Quick answer
A certificate signed by a competent officer certifying that only one source exists for a required item, justifying single-tender enquiry without open competition.
A Proprietary Article Certificate is a formal document signed by a technically competent officer, typically at the level of a Senior Engineer or Director or above, certifying that the item being procured is a proprietary product manufactured or supplied by only one identified source, and that no equivalent substitute is available that would serve the purpose equally well. On the basis of a PAC, the procuring entity is entitled to conduct single-tender enquiry (also called single-source procurement or direct procurement) without publishing an open NIT. This is an exception to the fundamental principle of open competition, and it requires strict justification and approval from appropriate authority.
What is a PAC in government procurement?
The PAC mechanism is governed by GFR 2017 and the Manual for Procurement of Goods 2017. These rules recognise that certain situations genuinely do not allow open competition: a spare part for a specific installed machine that only the OEM can supply; a proprietary software system that is already deployed and whose maintenance must be done by the original developer; specialised scientific equipment with unique performance characteristics available from a single manufacturer worldwide. In such cases, forcing open competition would either result in non-compliant bids (because no competitor's product meets the specification) or no bids at all.

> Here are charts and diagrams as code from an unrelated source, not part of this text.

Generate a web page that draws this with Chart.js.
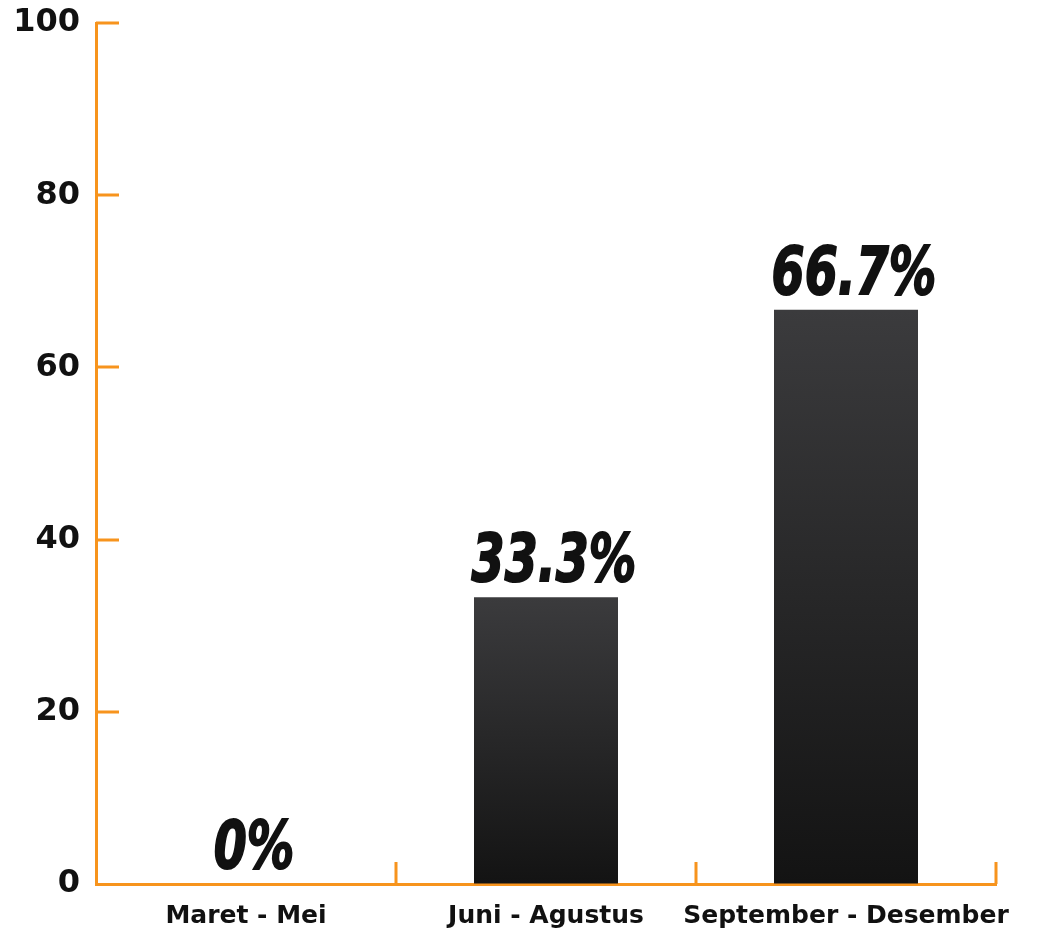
<!DOCTYPE html>
<html>
<head>
<meta charset="utf-8">
<script src="https://cdn.jsdelivr.net/npm/chart.js@4"></script>
<style>
  html, body { margin: 0; padding: 0; background: #fff; }
  #wrap { width: 1041px; height: 938px; }
</style>
</head>
<body>
<div id="wrap"><canvas id="myChart"></canvas></div>
<script>
const categories = ['Maret - Mei', 'Juni - Agustus', 'September - Desember'];
const values = [0, 33.3, 66.7];
const valueLabels = ['0%', '33.3%', '66.7%'];
const yTicks = [0, 20, 40, 60, 80, 100];

const orange = '#f7941d';

// little inward tick marks on both axes
const innerTicks = {
    id: 'innerTicks',
    afterDraw(chart) {
        const c = chart.ctx;
        const area = chart.chartArea;
        const x = chart.scales.x, y = chart.scales.y;
        c.save();
        c.strokeStyle = orange;
        c.lineWidth = 3;
        c.beginPath();
        yTicks.forEach(v => {
            if (v === 0) return;
            const py = Math.round(y.getPixelForValue(v));
            c.moveTo(area.left, py);
            c.lineTo(area.left + 23, py);
        });
        categories.forEach((cat, i) => {
            const px = Math.round(x.getPixelForValue(i + 0.5));
            c.moveTo(px, area.bottom);
            c.lineTo(px, area.bottom - 22);
        });
        c.stroke();
        c.restore();
    }
};

// condensed heavy italic labels above the bars
const valueText = {
    id: 'valueText',
    afterDatasetsDraw(chart) {
        const c = chart.ctx;
        const meta = chart.getDatasetMeta(0);
        c.save();
        c.fillStyle = '#111';
        c.font = 'italic bold 66px "DejaVu Sans", sans-serif';
        c.textAlign = 'center';
        c.textBaseline = 'alphabetic';
        c.lineWidth = 2;
        c.strokeStyle = '#111';
        meta.data.forEach((bar, i) => {
            c.save();
            c.translate(bar.x + 8, bar.y - 16);
            c.scale(0.72, 1);
            c.fillText(valueLabels[i], 0, 0);
            c.strokeText(valueLabels[i], 0, 0);
            c.restore();
        });
        c.restore();
    }
};

const ctx = document.getElementById('myChart').getContext('2d');
const myChart = new Chart(ctx, {
    type: 'bar',
    data: {
        labels: categories,
        datasets: [{
            data: values,
            backgroundColor: (context) => {
                const chart = context.chart;
                const yScale = chart.scales.y;
                if (!yScale || context.raw === undefined) return '#2a2a2a';
                const top = yScale.getPixelForValue(context.raw);
                const bottom = yScale.getPixelForValue(0);
                if (!isFinite(top) || bottom - top < 1) return '#2a2a2a';
                const g = chart.ctx.createLinearGradient(0, top, 0, bottom);
                g.addColorStop(0, '#3b3b3d');
                g.addColorStop(1, '#131313');
                return g;
            },
            borderWidth: 0,
            categoryPercentage: 1,
            barPercentage: 0.48
        }]
    },
    options: {
        responsive: true,
        maintainAspectRatio: false,
        animation: false,
        layout: {
            padding: { top: 0, right: 45, left: 0, bottom: 0 }
        },
        scales: {
            x: {
                grid: { drawOnChartArea: false, drawTicks: false },
                border: { display: true, color: orange, width: 3 },
                ticks: {
                    color: '#111',
                    padding: 17,
                    maxRotation: 0,
                    minRotation: 0,
                    autoSkip: false,
                    font: { family: '"DejaVu Sans", sans-serif', size: 25, weight: 'bold' }
                },
                afterFit(scale) { scale.height = 54; }
            },
            y: {
                min: 0,
                max: 100,
                grid: { drawOnChartArea: false, drawTicks: false },
                border: { display: true, color: orange, width: 3 },
                ticks: {
                    stepSize: 20,
                    color: '#111',
                    padding: 16,
                    font: { family: '"DejaVu Sans", sans-serif', size: 32, weight: 'bold' }
                },
                afterFit(scale) {
                    scale.width = 96;
                    scale.paddingTop = 23;
                }
            }
        },
        plugins: {
            legend: false,
            tooltip: { enabled: false }
        }
    },
    plugins: [innerTicks, valueText]
});
</script>
</body>
</html>
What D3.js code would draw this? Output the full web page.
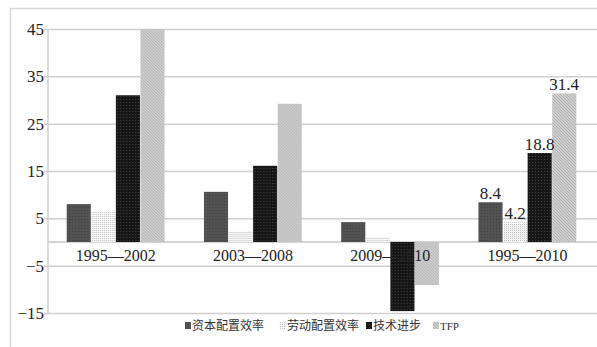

The PAC must contain: the complete description of the item, the technical justification for why no substitute is acceptable, the identified sole source and its authorisation letter (or documentation confirming it is the only source), and the signature of the technically competent officer with his or her designation and date. For PAC-based procurement above Rs 25 lakh, GFR 2017 and CVC guidelines require approval from a committee (not a single individual) to guard against misuse.
The CVC and CAG scrutinise PACs closely. Historical audit reports show that PACs have been misused, specifications written around a specific brand to justify PAC when equivalent alternatives exist. To pass scrutiny, the PAC must genuinely demonstrate that the specification is performance-based (not brand-based) and that the identified single source is the only entity worldwide that can meet that performance specification.
After PAC approval, procurement proceeds through single-tender enquiry, the identified vendor is asked for a quotation, a technical evaluation confirms conformance, and price negotiation is conducted to establish reasonableness. Price reasonableness is assessed against: historical prices, DPAP (Delhi Purchase Advisory Committee) advice, published price lists, or independent cost analysis.
Why it matters for bidders
For vendors who are the identified sole source in a PAC, the procurement is highly favourable, no competition, direct order, reasonable price negotiation. However, vendors must be prepared for CVC/CAG scrutiny of the PAC's validity. If an auditor later determines that the PAC was unjustified and that competing products existed, the vendor may be asked to return excess profit, and the procurement officer who signed the PAC faces personal accountability.
For companies trying to enter a market where an incumbent enjoys repeat PAC-based procurement, the strategic response is to demonstrate equivalence, preparing detailed technical comparison documents showing that their product meets the same performance criteria, and formally challenging the PAC's justification through the department's purchasing authority or through a CVC complaint.
PACs are also relevant for government ICT projects: software-as-a-service procurements where a specific platform (SAP, Salesforce, Oracle) is already deployed are sometimes procured via PAC for ongoing licensing and support. MEITY's guidelines on software procurement restrict PAC use but permit it where a government-wide rollout makes multi-vendor environments impractical.
Example
A government research laboratory has installed a specific make of high-vacuum electron microscope (manufacturer: Thermo Fisher Scientific, USA). After four years, the laboratory needs to procure additional sample preparation accessories, ion beam polishers and cryo-transfer stages, that are mechanically and electronically compatible only with the installed microscope's brand and model. The laboratory's Senior Scientific Officer issues a PAC certifying that: the accessories must interface with Thermo Fisher's FEI Helios-G4 model; no third-party equivalent is compatible without custom engineering that would void the instrument warranty; and only Thermo Fisher's authorised Indian distributor can supply original accessories. The PAC is approved by a committee including the Director. A single-tender enquiry is raised with the distributor, who quotes Rs 18 lakh; the price is negotiated down to Rs 15.5 lakh based on historical import price data.
Key rules / thresholds
- PAC must be signed by a technically competent officer, a non-technical administrative officer cannot sign a valid PAC.
- PAC-based procurement above Rs 25 lakh requires committee approval per CVC guidelines.
- Price negotiation is mandatory after PAC: a PAC does not justify accepting the first price quoted; reasonableness must be established.
- GFR 2017 Rule 173 governs single-tender enquiry, read this rule and Manual for Procurement of Goods 2017 Chapter 6 before invoking PAC.